Emeterio hace un movimiento de hombros y se larga a caminar en dirección al portón de atrás, que es por donde él y el resto de los hombres, salvo Edgar, entran para retomar el trabajo. De ahí el viejo ingresa al sector de grasería, donde van a parar los productos provenientes de las áreas de faenado, despiece, tripería y mondonguería que no sirven para consumo humano. Esos restos se procesan ahí y se aprovechan para fabricar sebo y harina de hueso. Todos los días le agradece a Dios por permitirle seguir trabajando, porque aunque es viejo la fuerza no le falta. En la boca le quedan cuatro dientes nada más, pero eso no suma ni resta para el ejercicio de sus funciones. Y se da tanta maña como cuando era un treintañero. Sin embargo, para cualquier persona del lado de afuera del matadero, el viejo está tan acabado como los pedazos de vísceras y huesos con los que lidia.

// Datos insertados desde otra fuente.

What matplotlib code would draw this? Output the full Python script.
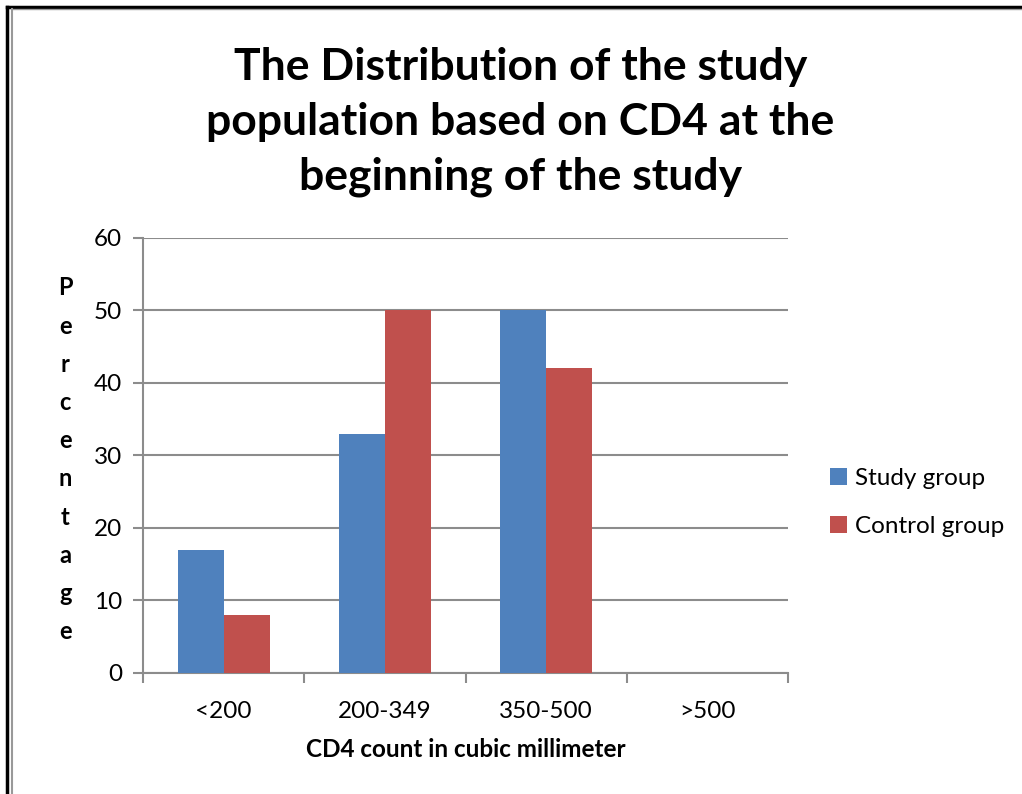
import matplotlib.pyplot as plt
import numpy as np
from matplotlib.lines import Line2D

categories = ['<200', '200-349', '350-500', '>500']
study_group = [17, 33, 50, 0]
control_group = [8, 50, 42, 0]
y_ticks = [0, 10, 20, 30, 40, 50, 60]

plt.rcParams['font.family'] = ['Lato', 'DejaVu Sans']

fig = plt.figure(figsize=(10.22, 7.94), dpi=100)
ax = fig.add_axes([0.140, 0.1524, 0.631, 0.5479])

x = np.arange(len(categories))
w = 1 / 3.5
ax.bar(x - w / 2, study_group, w, color='#4F81BD', label='Study group', zorder=3)
ax.bar(x + w / 2, control_group, w, color='#C0504D', label='Control group', zorder=3)

ax.set_xlim(-0.5, len(categories) - 0.5)
ax.set_ylim(0, 60)
ax.set_yticks(y_ticks)
ax.set_xticks(x)
ax.set_xticklabels(categories)
ax.set_xticks(np.arange(-0.5, len(categories)), minor=True)
ax.tick_params(axis='x', which='major', length=0, pad=20, labelsize=17.5)
ax.tick_params(axis='x', which='minor', length=7, width=1.5, color='#8c8c8c')
ax.tick_params(axis='y', length=7, width=1.5, color='#8c8c8c', pad=8, labelsize=17.5)
ax.yaxis.grid(True, color='#8c8c8c', linewidth=1.5, zorder=0)

for s in ['top', 'right']:
    ax.spines[s].set_visible(False)
ax.spines['left'].set_color('#8c8c8c')
ax.spines['left'].set_linewidth(1.5)
ax.spines['bottom'].set_color('#8c8c8c')
ax.spines['bottom'].set_linewidth(1.5)

ax.set_xlabel('CD4 count in cubic millimeter', fontsize=17.5, fontweight='bold', labelpad=12)

fig.text(0.064, 0.421, '\n'.join('Percentage'), fontsize=17, fontweight='bold',
         ha='center', va='center', linespacing=1.80)

fig.text(0.509, 0.846, 'The Distribution of the study\npopulation based on CD4 at the\nbeginning of the study',
         fontsize=32, fontweight='bold', ha='center', va='center', linespacing=1.45)

ax.legend(loc='center left', bbox_to_anchor=(1.031, 0.392), frameon=False, fontsize=17.5,
          handlelength=0.7, handleheight=0.7, handletextpad=0.35, labelspacing=1.1)

# page frame
W, H = 1022, 794
fig.add_artist(Line2D([7 / W, 7 / W], [0, 1 - 7 / H], color='black', linewidth=2.5, transform=fig.transFigure))
fig.add_artist(Line2D([7 / W, 1], [1 - 7 / H, 1 - 7 / H], color='black', linewidth=2.5, transform=fig.transFigure))
fig.add_artist(Line2D([11.5 / W, 11.5 / W], [0, 1 - 9 / H], color='#999999', linewidth=1.5, transform=fig.transFigure))
fig.add_artist(Line2D([11.5 / W, 1], [1 - 9 / H, 1 - 9 / H], color='#999999', linewidth=1.0, transform=fig.transFigure))

fig.savefig('out.png', dpi=100)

Edgar Wilson enciende un cigarrillo y decide tomarse cinco minutos más, pero ahora solo y en silencio. Desde donde está puede ver muchas vacas pastando en corrales abiertos, delimitados por estacas y cercos de alambre. Camina hasta uno de los corrales y comprueba que el alambrado ya no está tan tenso como debería. Al caer la tarde, cuando el crepúsculo abre el cielo en tajadas coloradas como fisuras en un volcán, los rumiantes dejan de pastar y van a reunirse en grupos bajo la fronda de algún árbol. Pero hoy el día está nublado y el cielo, en vez de una tonalidad sangrienta, tendrá un gris oscuro en los márgenes.
A Edgar le gusta mirar a los animales encerrados. Solos o en grupitos, se mueven siempre al mismo ritmo para masticar o para sacudir el rabo. Los bovinos, todos, se orientan buscando el norte cuando pastan, eso porque pueden sentir los campos magnéticos de la Tierra. Muy poca gente entiende el porqué, pero los que todos los días trabajan con vacas saben que ellas tienen ese código de comportamiento y que se paran todas apuntando a la misma dirección para pastar. Ese equilibrio no se ve en los hombres, en ninguno de ellos.